Here are some further thoughts from Aristotle’s Politics:
- Nature does nothing uselessly.
Book I, 1253a.8
- Where some people are very wealthy and others have nothing, the result will be either extreme democracy or absolute oligarchy, or despotism will come from either of those excesses.
Book I, 1296a.4
- He who is unable to live in society, or who has no need because he is sufficient for himself, must be either a beast or a god.
Book I, 1253a.27
- Man, when perfected, is the best of animals, but when separated from law and justice, he is the worst of all.
Book I, 1253a.31
- Again, men in general desire the good, and not merely what their fathers had.
Book II, 1269a.4
- Even when laws have been written down, they ought not always to remain unaltered.
Book II, 1269a.9
- That judges of important causes should hold office for life is a disputable thing, for the mind grows old as well as the body.
Book II, 1270b.39
- They should rule who are able to rule best.
Book II, 1273b.5
- A state is not a mere society, having a common place, established for the prevention of mutual crime and for the sake of exchange…. Political society exists for the sake of noble actions, and not of mere companionship.
Book III, 1280b.30–1281a.3
- The Law is reason free from passion.
Book III, 1287a.32
- If liberty and equality, as is thought by some, are chiefly to be found in democracy, they will be best attained when all persons alike share in the government to the utmost.
Book IV, 1291b.34
- Democracy arose from men’s thinking that if they are equal in any respect they are equal absolutely [in all respects].
Aristotle, Politics, Book V 1301a.29-31
- A tyrant must put on the appearance of uncommon devotion to religion. Subjects are less apprehensive of illegal treatment from a ruler whom they consider god-fearing and pious. On the other hand, they do less easily move against him, believing that he has the gods on his side.
Book V,1314b.39
The basis of a democratic state is liberty.
Book VI, 1317a.40
- Happiness, whether consisting in pleasure or virtue, or both, is more often found with those who are highly cultivated in their minds and in their character, and have only a moderate share of external goods, than among those who possess external goods to a useless extent but are deficient in higher qualities.
Book VII, 1323b.1
- Law is order, and good law is good order.
Book VII, 1326a.29
- Those who live in a cold climate and in [northern] Europe are full of spirit, but wanting in intelligence and skill; and therefore they keep their freedom, but have no political organization, and are incapable of ruling over others.
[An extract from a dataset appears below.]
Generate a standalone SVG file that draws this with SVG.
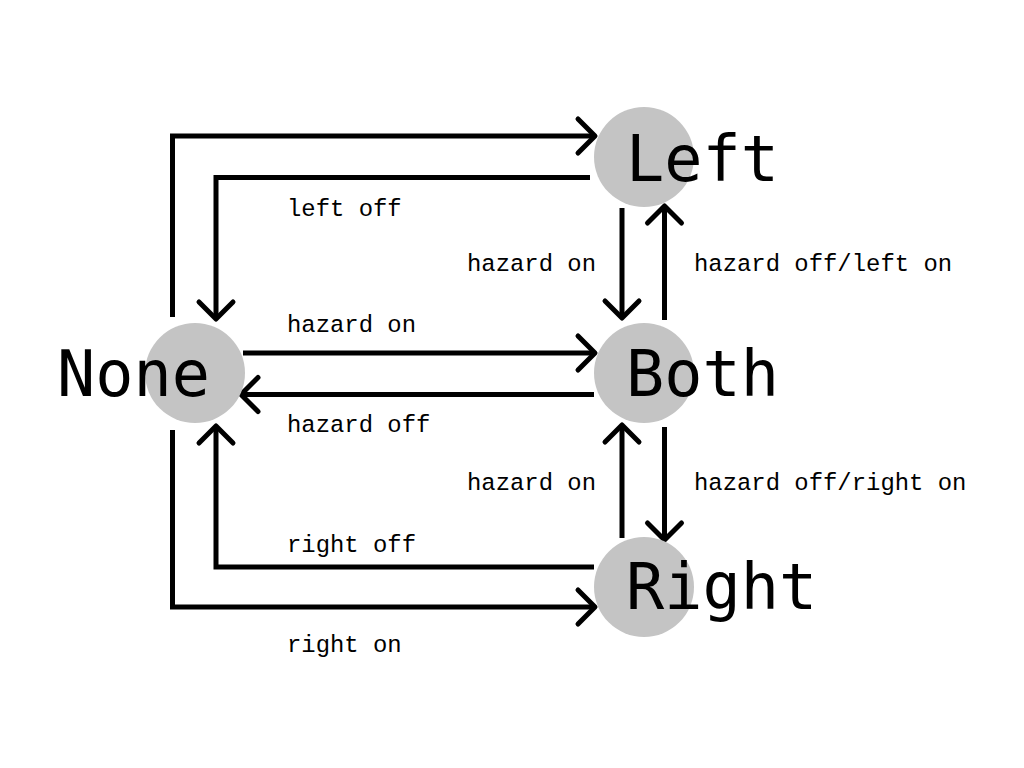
<svg xmlns="http://www.w3.org/2000/svg" width="1024" height="768" viewBox="0 0 1024 768">
<style>
.c{fill:#c4c4c4}
.n{font-family:"DejaVu Sans Mono",monospace;font-size:63.5px;fill:#000}
.l{font-family:"Liberation Mono",monospace;font-size:23.9px;fill:#000}
.e{fill:none;stroke:#000;stroke-width:5;marker-end:url(#a)}
</style>
<defs>
<marker id="a" markerUnits="userSpaceOnUse" markerWidth="40" markerHeight="40" refX="0" refY="0" orient="auto" overflow="visible">
<path d="M-17,-17 L0,0 L-17,17" fill="none" stroke="#000" stroke-width="5" stroke-linecap="round" stroke-linejoin="round"/>
</marker>
</defs>
<rect width="1024" height="768" fill="#fff"/>
<g id="connectors">
<path class="e" d="M172.5,317 V136 H595"/>
<path class="e" d="M590,177.5 H216 V319"/>
<path class="e" d="M243,353 H595"/>
<path class="e" d="M594,394.5 H241"/>
<path class="e" d="M622,208 V318"/>
<path class="e" d="M664.5,320 V206"/>
<path class="e" d="M622,538 V425"/>
<path class="e" d="M664.5,427 V540"/>
<path class="e" d="M594,567 H216 V426"/>
<path class="e" d="M172.5,430 V607 H595"/>
</g>
<g id="labels">
<text class="l" x="287" y="216">left off</text>
<text class="l" x="287" y="332">hazard on</text>
<text class="l" x="287" y="432">hazard off</text>
<text class="l" x="467" y="271">hazard on</text>
<text class="l" x="694" y="271">hazard off/left on</text>
<text class="l" x="467" y="490">hazard on</text>
<text class="l" x="694" y="490">hazard off/right on</text>
<text class="l" x="287" y="552">right off</text>
<text class="l" x="287" y="652">right on</text>
</g>
<g id="node-none"><circle class="c" cx="195" cy="373" r="50"/><text class="n" x="57" y="396">None</text></g>
<g id="node-left"><circle class="c" cx="644" cy="157" r="50"/><text class="n" x="626" y="181">Left</text></g>
<g id="node-both"><circle class="c" cx="644" cy="373" r="50"/><text class="n" x="626" y="396">Both</text></g>
<g id="node-right"><circle class="c" cx="644" cy="587" r="50"/><text class="n" x="626" y="609">Right</text></g>
</svg>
Whereas the natives of Asia are intelligent and inventive, but they are wanting in spirit, and therefore they are always in a state of subjection and slavery. But the Hellenic race, which is situated between them, is likewise intermediate in character, being high-spirited and also intelligent. Hence it continues free, and is the best governed of any nation, and, if it could be formed into one state, would be able to rule the world.
Book VII, 7, 1327b
- It is not easy to determine the nature of music, or why anyone should have a knowledge of it.
Book VIII, 5, 1339a
- If liberty and equality, as is thought by some, are chiefly to be found in democracy, they will be best attained when all persons alike share in the government to the utmost.
- All paid jobs … absorb and degrade the mind.
Opinions about Aristotle
The German philosopher Georg Wilhelm Friedrich Hegel wrote about Aristotle: He penetrated into the whole universe of things, and subjected its scattered wealth to intelligence; and to him the greater number of the philosophical sciences owe their origin and distinction.
The English playwright Ben Jonson stated: Aristotle was the first accurate critic and truest judge — nay, the greatest philosopher the world ever had; for he noted the vices of all knowledges, in all creatures, and out of many men’s perfections in a science he formed still one Art.
However, another reader of Aristotle, the philosopher Bertrand Russell, had reservations about the Greek author: Aristotle, as a philosopher, is in many ways very different from all his predecessors. He is the first to write like a professor: his treatises are systematic, his discussions are divided into heads, he is a professional teacher, not an inspired prophet. His work is critical, careful, pedestrian, without any trace of Bacchic enthusiasm. The Orphic elements in Plato are watered down in Aristotle, and mixed with a strong dose of common sense; where he is Platonic, one feels that his natural temperament has been overpowered by the teaching to which he has been subjected. He is not passionate, or in any profound sense religious. The errors of his predecessors were the glorious errors of youth attempting the impossible; his errors are those of age which cannot free itself of habitual prejudices. He is best in detail and in criticism; he fails in large construction, for lack of fundamental clarity and Titanic fire… Aristotle is the last Greek philosopher who faces the world cheerfully; after him, all have, in one form or another, a philosophy of retreat… Aristotle, so far as I know, was the first man to proclaim explicitly that man is a rational animal. His reason for this view was one which does not now seem very impressive; it was, that some people can do sums.
Bertrand Russell, A History of Western Philosophy (1945),
The lecturer, Revd Dr Patrick Riordan, SJ is author of books that TU students may request from the TU Library Interlibrary Loan (ILL) service, including: Recovering Common Goods; Philippine Common Goods: A Good Life for All; Global Ethics and Global Common Goods; A Grammar of the Common Good: Speaking of Globalization; and Philosophical Perspectives on People Power.
The 4 May event is part of an ongoing lecture series, The Martin D’Arcy Memorial Lectures.
Martin Cyril D’Arcy SJ (1888–1976) was a Roman Catholic priest, philosopher, and a correspondent, friend, and adviser of many English writers, including Evelyn Waugh, Dorothy L. Sayers, and W. H. Auden.
Books by these authors are available in the TU Library circulating collection.